Question

The incorrect hydrated radius order is :
(A). $Li_{\left( {aq} \right)}^ + < Be_{\left( {aq} \right)}^{2 + }$
(B). $Na_{\left( {aq} \right)}^ + < Al_{\left( {aq} \right)}^{3 + }$
(C). $I_{\left( {aq} \right)}^ - > Cl_{\left( {aq} \right)}^ -$
(D). $Ba_{\left( {aq} \right)}^{2 + } < Ca_{\left( {aq} \right)}^{2 + }$

Answer 1

Hydrated radius is defined as radius of ions and closely bonded water molecules. It is inversely related to atomic radius of an element. As atomic size decreases, hydrated radius increases and vice-versa.

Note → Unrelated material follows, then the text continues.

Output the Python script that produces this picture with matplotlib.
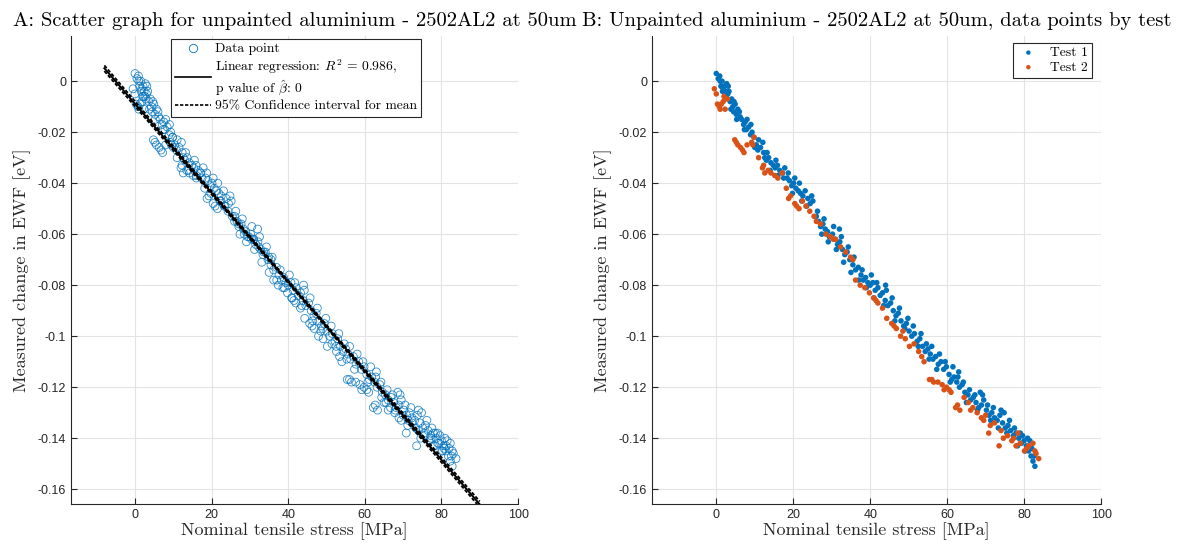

Complete step by step answer:
We know the hydrated radius is defined as radius of ions and closely bonded water molecules. This means that the hydrated radius is the radius of ions when surrounded by water molecules. The energy released when an ion is hydrated i.e. accepts water molecules is known as hydration energy. Smaller ion in size accepts a large number of water molecules so its hydration energy is more and they greater will be its hydrated radius and vice – versa . This means that as the ionic size decreases, its hydrated radius increases. The ionic size decreases along a period and the ionic / atomic size decreases down a group. This means that along a period hydrated radius increases and down a group hydrated radius decreases.
$L{i^ + }$ and $B{e^{2 + }}$ are members of second period and size atomic size of $B{e^{2 + }}$ is less than that of $L{i^ + }$ . Thus hydrated radius of $B{e^ + }$ is greater than that of $L{i^ + }$ . i.e. $B{e^{2 + }} > L{i^ + }$
Thus option (A) is the correct statement.
Out $A{l^{3 + }}$ and $N{a^ + }$ , atomic size of $N{a^ + }$ is greater than that of $A{l^{3 + }}$ . Thus the hydrated radius of $N{a^ + }\left( {aq} \right)$ is less than that of $A{l^{3 + }}\left( {aq} \right)$ . Thus option (B) i.e. $N{a^ + }\left( {aq} \right) < A{l^{3 + }}\left( {aq} \right)$ is the correct statement.
$Ba$and $Ca$ are the elements of group $1s$ and the atomic radius of $B{a^{2 + }}$ is greater than that of $C{a^{2 + }}$ . Thus $B{a^{2 + }}\left( {aq} \right)$ is less than that of $C{a^{2 + }}\left( {aq} \right)$ that is, $B{a^{2 + }}\left( {aq} \right)$ is less than that of $C{a^{2 + }}\left( {aq} \right)$ that is, $B{a^{2 + }}\left( {aq} \right) < C{a^{2 + }}\left( {aq} \right)$ . Thus option (D) is also a correct statement . $I$ and $Cl$ are the elements of a seventeenth group and the atomic radius of $I$ is more than that of $Cl$ . Thus the hydrated radius of $I\left( {aq} \right)$ should be less than that of $C{l^ - }\left( {aq} \right)$ . But according to option (C), $I\left( {aq} \right)$ is greater than $C{l^ - }\left( {aq} \right)$ which is contrary to our reason. Thus option (C) is correct.
Thus option (C) is the required answer.

Note: Smaller is the atomic size of the atom, more will be its hydrated radius and more will be its hydration energy (the amount of energy liberated when an ion accepts a water molecule or we can say when an ion gets hydrated).